Writing the Migration Script

The heart of your migration will be a script that systematically goes through your existing documents, translates them to the new schema, and saves them. It’s wise to batch this process to avoid memory issues, especially with large datasets.

Here’s a basic example script:

async function migrateData() {
  const cursor = OldItem.find().cursor();

  for (let doc = await cursor.next(); doc != null; doc = await cursor.next()) {
    const newData = {
      title: doc.name,
      description: doc.detail,
      createdOn: doc.createdAt || new Date(),
    };

    const newItem = new NewItem(newData);
    await newItem.save();
  }
}

migrateData().then(() => {
  console.log('Migration completed.');
}).catch(err => {
  console.error('Migration failed:', err);
});

This script creates a cursor from the old collection, iterates over each document, and saves a new document to the new collection with the appropriate transformations.

Handling Complex Transformations

Sometimes, your schema changes require more than simple renaming; you may have to split fields, combine them, or perform some complex logic to transform the data.

To handle a scenario like this, you will have to write a more sophisticated script.
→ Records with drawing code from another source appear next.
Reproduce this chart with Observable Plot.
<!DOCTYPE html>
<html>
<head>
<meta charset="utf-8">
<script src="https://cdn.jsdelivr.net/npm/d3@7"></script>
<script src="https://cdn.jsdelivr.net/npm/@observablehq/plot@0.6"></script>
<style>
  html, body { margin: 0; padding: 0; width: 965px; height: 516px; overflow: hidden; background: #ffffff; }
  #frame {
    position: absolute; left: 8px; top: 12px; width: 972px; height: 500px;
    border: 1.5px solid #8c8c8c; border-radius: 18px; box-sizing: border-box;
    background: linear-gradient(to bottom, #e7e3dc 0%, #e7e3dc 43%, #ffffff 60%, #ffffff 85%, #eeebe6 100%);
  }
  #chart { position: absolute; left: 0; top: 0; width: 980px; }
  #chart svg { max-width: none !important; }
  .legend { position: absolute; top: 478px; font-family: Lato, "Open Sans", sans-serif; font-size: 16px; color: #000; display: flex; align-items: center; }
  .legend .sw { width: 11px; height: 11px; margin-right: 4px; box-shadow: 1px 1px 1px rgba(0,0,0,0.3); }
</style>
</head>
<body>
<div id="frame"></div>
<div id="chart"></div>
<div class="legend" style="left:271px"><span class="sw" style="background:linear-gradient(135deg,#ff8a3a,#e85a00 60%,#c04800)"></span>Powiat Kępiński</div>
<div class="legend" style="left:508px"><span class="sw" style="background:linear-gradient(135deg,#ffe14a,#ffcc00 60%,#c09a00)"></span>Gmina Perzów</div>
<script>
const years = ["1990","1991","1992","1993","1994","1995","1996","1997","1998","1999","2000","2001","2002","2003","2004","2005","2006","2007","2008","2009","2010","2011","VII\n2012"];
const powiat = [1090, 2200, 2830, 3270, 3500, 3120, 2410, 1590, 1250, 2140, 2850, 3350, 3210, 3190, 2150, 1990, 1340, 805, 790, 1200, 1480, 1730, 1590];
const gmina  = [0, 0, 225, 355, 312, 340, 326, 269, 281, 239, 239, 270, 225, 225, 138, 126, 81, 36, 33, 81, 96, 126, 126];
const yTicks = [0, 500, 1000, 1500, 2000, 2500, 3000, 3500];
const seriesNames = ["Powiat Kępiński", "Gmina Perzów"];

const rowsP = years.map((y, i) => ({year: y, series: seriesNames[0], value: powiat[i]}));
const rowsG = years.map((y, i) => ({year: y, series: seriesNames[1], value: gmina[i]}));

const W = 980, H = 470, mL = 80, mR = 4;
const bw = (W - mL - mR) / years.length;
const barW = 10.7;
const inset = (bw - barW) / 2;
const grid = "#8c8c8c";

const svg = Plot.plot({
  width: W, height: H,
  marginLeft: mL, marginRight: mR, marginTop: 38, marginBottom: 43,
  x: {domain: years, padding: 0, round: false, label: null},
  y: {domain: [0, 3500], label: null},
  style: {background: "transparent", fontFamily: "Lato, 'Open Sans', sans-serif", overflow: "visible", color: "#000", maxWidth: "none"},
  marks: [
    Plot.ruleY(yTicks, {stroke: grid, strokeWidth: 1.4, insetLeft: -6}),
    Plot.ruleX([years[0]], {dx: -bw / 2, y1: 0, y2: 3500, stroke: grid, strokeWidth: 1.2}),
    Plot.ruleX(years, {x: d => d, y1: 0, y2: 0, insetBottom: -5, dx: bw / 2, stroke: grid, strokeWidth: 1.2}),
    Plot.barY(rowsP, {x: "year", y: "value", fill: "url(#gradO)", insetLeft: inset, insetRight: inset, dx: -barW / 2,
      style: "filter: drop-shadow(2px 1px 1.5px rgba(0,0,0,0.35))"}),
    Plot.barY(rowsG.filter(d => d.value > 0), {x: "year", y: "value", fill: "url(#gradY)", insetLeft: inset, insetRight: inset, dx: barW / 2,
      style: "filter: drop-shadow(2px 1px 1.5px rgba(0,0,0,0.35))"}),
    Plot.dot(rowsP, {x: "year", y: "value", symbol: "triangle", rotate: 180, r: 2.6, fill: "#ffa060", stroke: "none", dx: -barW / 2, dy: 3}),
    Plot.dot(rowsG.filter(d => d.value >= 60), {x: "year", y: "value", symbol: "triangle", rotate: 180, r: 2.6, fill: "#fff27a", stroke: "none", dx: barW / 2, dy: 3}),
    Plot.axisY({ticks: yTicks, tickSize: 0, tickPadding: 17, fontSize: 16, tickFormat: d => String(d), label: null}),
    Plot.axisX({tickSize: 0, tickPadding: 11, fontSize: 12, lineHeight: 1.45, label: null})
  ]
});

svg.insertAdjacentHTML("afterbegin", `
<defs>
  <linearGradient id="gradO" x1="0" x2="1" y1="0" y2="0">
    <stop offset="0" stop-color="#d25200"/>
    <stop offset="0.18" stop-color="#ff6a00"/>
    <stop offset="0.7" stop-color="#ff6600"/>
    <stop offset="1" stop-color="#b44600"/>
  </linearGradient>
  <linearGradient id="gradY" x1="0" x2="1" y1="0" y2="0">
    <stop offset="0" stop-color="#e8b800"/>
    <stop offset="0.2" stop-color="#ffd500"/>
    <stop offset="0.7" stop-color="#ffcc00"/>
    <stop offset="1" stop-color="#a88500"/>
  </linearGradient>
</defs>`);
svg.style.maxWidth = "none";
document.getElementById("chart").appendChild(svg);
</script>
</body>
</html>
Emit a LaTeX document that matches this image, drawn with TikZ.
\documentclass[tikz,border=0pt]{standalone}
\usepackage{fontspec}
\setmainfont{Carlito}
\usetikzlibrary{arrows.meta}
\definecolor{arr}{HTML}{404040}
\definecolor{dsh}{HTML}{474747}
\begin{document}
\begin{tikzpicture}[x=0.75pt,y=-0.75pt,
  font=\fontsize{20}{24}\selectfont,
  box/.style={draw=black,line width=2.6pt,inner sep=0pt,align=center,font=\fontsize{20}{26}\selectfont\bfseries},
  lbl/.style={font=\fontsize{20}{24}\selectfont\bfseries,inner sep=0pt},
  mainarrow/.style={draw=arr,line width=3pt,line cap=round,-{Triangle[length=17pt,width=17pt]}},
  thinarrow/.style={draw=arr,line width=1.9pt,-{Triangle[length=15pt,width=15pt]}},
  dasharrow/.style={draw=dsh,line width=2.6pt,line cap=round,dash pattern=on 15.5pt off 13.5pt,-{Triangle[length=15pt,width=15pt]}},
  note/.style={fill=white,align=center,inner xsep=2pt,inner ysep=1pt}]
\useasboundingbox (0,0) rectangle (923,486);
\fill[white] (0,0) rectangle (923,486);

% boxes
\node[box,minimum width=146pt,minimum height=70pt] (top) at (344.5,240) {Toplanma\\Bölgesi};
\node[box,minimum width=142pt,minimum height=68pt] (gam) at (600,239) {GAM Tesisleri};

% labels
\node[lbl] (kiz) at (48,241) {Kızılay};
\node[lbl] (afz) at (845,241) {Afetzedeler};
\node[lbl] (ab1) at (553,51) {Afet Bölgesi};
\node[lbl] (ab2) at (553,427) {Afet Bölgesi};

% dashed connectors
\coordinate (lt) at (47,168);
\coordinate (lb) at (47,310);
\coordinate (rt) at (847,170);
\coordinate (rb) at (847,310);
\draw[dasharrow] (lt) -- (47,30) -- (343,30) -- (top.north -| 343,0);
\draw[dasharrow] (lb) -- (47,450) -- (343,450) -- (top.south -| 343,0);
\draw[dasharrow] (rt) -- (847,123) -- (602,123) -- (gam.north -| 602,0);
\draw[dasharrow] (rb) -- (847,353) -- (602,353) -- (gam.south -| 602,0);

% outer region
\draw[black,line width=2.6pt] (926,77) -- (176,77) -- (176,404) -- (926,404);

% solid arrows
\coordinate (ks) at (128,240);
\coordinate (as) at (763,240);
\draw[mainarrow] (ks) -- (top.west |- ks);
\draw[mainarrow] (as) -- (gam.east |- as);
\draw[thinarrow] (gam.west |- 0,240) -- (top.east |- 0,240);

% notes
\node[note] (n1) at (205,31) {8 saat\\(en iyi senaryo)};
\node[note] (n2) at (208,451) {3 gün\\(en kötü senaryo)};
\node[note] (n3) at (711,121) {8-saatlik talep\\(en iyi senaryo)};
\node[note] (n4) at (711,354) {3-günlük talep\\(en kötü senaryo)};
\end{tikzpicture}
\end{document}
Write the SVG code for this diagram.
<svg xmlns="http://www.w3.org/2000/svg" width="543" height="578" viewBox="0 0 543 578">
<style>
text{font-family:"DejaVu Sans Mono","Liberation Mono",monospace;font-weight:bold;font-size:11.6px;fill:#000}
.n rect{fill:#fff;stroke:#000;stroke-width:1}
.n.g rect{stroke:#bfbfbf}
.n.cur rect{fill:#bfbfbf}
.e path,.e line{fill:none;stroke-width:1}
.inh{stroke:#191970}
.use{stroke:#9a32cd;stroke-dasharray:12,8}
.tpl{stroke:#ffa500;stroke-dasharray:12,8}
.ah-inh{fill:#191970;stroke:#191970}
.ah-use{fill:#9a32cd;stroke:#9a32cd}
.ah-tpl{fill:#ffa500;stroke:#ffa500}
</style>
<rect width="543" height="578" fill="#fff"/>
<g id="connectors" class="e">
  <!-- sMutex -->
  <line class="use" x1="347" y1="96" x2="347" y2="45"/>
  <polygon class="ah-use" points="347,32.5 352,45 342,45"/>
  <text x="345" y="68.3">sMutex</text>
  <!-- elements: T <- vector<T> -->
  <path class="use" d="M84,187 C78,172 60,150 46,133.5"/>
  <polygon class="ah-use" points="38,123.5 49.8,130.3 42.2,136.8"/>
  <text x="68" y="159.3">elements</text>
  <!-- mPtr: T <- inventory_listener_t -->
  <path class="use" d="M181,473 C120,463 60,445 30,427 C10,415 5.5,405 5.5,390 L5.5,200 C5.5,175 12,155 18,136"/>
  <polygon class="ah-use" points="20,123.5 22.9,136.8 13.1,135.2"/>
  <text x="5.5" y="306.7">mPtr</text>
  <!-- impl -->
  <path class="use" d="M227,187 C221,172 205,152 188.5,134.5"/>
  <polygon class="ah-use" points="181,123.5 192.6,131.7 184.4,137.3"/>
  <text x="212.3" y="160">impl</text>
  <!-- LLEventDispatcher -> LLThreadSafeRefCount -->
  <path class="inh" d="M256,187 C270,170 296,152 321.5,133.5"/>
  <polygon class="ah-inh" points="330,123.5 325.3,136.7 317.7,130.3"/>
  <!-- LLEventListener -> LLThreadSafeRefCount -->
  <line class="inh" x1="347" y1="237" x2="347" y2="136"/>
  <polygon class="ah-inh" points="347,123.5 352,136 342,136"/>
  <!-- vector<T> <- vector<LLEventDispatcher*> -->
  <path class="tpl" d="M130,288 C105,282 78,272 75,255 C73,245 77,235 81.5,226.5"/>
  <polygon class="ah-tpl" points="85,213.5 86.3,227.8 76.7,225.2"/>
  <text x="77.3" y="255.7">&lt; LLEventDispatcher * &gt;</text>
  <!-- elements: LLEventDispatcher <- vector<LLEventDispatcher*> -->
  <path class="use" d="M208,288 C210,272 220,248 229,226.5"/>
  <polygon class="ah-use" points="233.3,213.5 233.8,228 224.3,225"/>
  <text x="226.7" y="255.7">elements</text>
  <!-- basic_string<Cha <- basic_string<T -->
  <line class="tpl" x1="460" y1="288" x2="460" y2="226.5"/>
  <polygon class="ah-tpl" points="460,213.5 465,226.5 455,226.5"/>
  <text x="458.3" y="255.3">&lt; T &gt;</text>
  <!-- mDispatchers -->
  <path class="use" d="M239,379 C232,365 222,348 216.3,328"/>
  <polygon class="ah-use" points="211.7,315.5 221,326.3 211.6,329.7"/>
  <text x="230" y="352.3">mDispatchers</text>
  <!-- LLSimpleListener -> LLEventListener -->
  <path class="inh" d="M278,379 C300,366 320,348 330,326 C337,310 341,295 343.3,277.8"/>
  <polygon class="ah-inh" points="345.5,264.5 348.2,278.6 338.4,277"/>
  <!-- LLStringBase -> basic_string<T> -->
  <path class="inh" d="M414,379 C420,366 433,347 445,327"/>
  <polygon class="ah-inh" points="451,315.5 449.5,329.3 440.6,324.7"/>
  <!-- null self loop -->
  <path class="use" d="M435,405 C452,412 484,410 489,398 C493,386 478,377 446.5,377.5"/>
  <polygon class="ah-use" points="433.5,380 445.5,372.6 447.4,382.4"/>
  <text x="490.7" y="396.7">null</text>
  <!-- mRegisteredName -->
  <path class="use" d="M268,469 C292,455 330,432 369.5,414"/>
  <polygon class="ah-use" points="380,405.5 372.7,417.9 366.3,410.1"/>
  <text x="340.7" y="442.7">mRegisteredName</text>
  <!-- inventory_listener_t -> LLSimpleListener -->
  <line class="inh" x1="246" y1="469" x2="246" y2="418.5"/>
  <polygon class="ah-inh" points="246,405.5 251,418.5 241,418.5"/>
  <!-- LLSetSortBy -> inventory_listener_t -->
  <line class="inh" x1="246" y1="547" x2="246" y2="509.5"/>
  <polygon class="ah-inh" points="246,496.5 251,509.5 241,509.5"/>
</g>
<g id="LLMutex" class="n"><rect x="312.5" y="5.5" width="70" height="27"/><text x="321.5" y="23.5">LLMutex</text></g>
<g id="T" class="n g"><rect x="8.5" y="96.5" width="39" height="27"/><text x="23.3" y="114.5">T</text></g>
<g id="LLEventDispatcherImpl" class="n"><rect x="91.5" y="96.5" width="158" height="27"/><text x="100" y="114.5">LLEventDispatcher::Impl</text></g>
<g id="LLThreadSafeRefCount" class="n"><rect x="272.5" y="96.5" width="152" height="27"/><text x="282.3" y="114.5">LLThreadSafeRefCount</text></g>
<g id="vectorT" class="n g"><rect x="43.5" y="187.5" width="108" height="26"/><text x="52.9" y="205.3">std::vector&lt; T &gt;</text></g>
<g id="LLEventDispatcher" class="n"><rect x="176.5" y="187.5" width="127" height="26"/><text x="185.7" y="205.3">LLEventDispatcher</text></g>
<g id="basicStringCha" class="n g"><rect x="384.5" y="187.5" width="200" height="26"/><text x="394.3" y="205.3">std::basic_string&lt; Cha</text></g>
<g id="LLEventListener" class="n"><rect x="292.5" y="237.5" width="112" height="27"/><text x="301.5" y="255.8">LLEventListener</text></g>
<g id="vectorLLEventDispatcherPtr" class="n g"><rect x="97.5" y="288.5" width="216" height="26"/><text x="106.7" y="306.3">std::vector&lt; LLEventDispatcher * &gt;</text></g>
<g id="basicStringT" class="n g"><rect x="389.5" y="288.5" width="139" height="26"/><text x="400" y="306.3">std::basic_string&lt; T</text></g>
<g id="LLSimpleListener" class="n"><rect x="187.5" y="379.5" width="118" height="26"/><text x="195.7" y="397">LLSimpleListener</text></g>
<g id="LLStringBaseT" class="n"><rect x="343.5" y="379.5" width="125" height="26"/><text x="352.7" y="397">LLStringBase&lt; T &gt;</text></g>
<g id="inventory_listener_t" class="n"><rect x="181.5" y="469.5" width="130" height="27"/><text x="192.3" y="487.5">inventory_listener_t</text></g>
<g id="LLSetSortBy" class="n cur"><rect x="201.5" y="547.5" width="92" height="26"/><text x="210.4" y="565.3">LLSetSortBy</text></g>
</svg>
For this purpose, you can use async functions and Mongoose’s query methods to help you apply the required operations in bulk.

Consider an old schema where an address field is a simple string, but you want to split it into a more structured format in the new schema containing distinct fields for street, city, and zip code. Here’s how you might write your migration script:

async function complexMigration() {
  const batchLimit = 100; // Limit the number to avoid memory overflow
  let offset = 0;

  while (true) {
    const oldItems = await OldItem.find().skip(offset).limit(batchLimit);
    if (oldItems.length === 0) break;

    for (const doc of oldItems) {
      // Let's assume you can call a function to convert the old address
      // string into an object with {street, city, zip}
      const addressParts = parseAddress(doc.address);

      const newData = {
        ...addressParts, // Spreading the parts object to match the new schema keys
        title: doc.name,
        description: doc.detail,
        createdOn: doc.createdAt || new Date(),
      };

      const newItem = new NewItem(newData);
      await newItem.save();
    }

    offset += batchLimit; // Prepare the offset for the next batch
  }
}

complexMigration().then(() => {
  console.log('Complex migration completed.');
}).catch(err => {
  console.error('Complex migration failed:', err);
});

Breaking down the operations into batch processing helps to keep the resource usage within acceptable boundaries, and it reduces the risk of the script failing due to excessive memory consumption.

Validating the Migration

After running your migration, it’s important to verify that the data are transformed and saved correctly. You can use a combination of manual checks together with automated tests to ensure the integrity of the migrated data.

Creating a few queries to compare document counts or to check for the existence of newly required fields can help confirm the migration was successful. It’s important to check the data in the newly created documents to ensure that no data was corrupted or lost during migration.

Conclusion

In this tutorial, we have covered the basics of schema migrations in Mongoose, including incremental migration strategies and writing both simple and complex migration scripts. By understanding the fundamental concepts and applying best practices for data migration, you can evolve your database alongside your application without sacrificing data integrity or uptime. It’s always crucial to begin with a backup and end with thorough testing to ensure a smooth transition to your new schema.